It’s a movement that spread like wildfire, especially during the lockdown, when the needs of South Africans were highlighted like never before. The Dare to Love movement started in Pretoria but is currently active in various neighbourhoods, towns and provinces in the country, and even internationally in the Democratic Republic of the Congo (DRC).
Daryl Hardy, one of the founders of the movement, recently shared his testimony on a Zoom watch party. “Dare to love is not a non-profit organisation, we do not own a bank account, no-one owns it. We just want to inspire communities to serve each other and become the hands and feet of Jesus. Anyone can join us, or start their movement in their neighbourhood.”
Before the lockdown, the group came together at various locations in Pretoria, early on Saturday mornings, and then went out to serve in different communities. Sometimes volunteers went out and cleaned the streets of the inner city, other times they took to the streets, to love and share the Gospel with homeless people. Various other initiatives were born like the Gardens Of Life project in which volunteers teach communities to grow their own food with the little that they have. “Dare To Love firmly believe in equipping others so they can help themselves. By teaching them how to grow ‘Gardens For Life’ we give them the tools and knowledge to grow their own vegetable gardens.”
Then the lockdown happened and the need to serve those in need rose to another level. “During the lockdown the need for help was so great we went out seven days a week to distribute food to the most vulnerable groups in our communities,” Hardy says. It is also during the lockdown that Hardy and the volunteers visited most of the hospitals in Pretoria, honouring the frontline workers with cheerful applause and a small gift, to show their appreciation. Another campaign was borne – called #Servolution and #True heroes serve.
Dare to Love volunteers visited the Kalafong Provincial Tertiary Hospital, among others. The hospital is on the western outskirts of Pretoria in the suburb of Atteridgeville. “We saw a lot of very tired, drained and heavy-hearted nurses that day, but by the grace of God we could bring a little light and love to them by giving each one a ‘Serving Hero’ badge and a Bible and we also prayed for some sick patients,” a Facebook page entry read on the day of the visit.

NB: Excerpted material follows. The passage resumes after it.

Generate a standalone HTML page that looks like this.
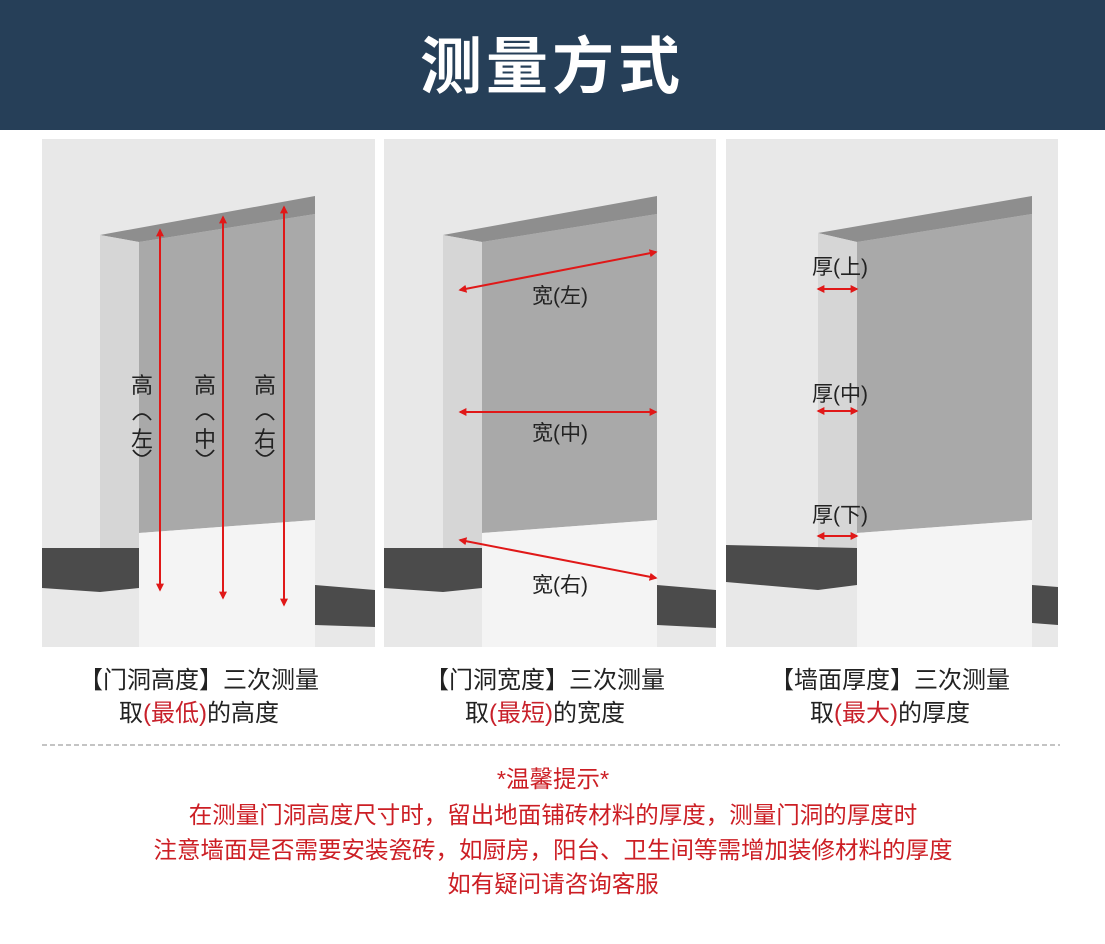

Hardy is excited to see the transformation of his city. “About 12 years ago I was arguing with the Lord, sharing my anger and frustration on what was happening in our country. That night He answered back – ‘Is my blood not good enough for you?’, and I suddenly understood what being a Christian is all about. That encounter with the Lord changed my life. I started a men’s group. We studied the Word and prayed, but I realised, we can pray and study the Word – but we’re not applying it. We realised we have to go out there, and show our love for Jesus by growing our faith in the streets. From this idea, the Power Hour was born.”
Hardy and his friends went out into the streets to look for the most destitute and lost people they could find, ministering to them, putting their faith into action. From there the movement grew, and evolved into Dare to Love. “Dare to Love is a challenge to everyone out there, to put their faith to the test.” He says that over the years they’ve seen and experienced incredible things. “Faith, hope, love are ‘doing words’.” He believes that in serving others, you will find your own identity in Christ.
“If you go out there and serve, God will meet you in the streets, and show you what your ideal purpose in His Kingdom is.” He encourages everyone to get involved. “You don’t have to have money, there are numerous problems out there, just focus on one, and start by addressing it with a simple and practical solution. For every challenge there are various opportunities to serve.”
He says that we can complain about the government and why they do not fulfil their mandated duties, but we have a responsibility to also confront the selfishness in our own hearts. “If we bring justice, righteousness, and change to the streets, the Lord will provide the rest, but we have to be willing to overcome our own selfishness.”
He urges everyone to get involved. “You don’t have to join us — start your own movement. Love your neighbour, call a street braai, plant some trees in your street, start recycling by sorting your plastics in a separate bag. It makes it so much easier for those who collect it and those searching through the garbage and it makes a difference.”
“We are a fatherless society – mentor someone else out there,” says Hardy. “There are so many ways to serve, just pick one, and start your own #Servolution!”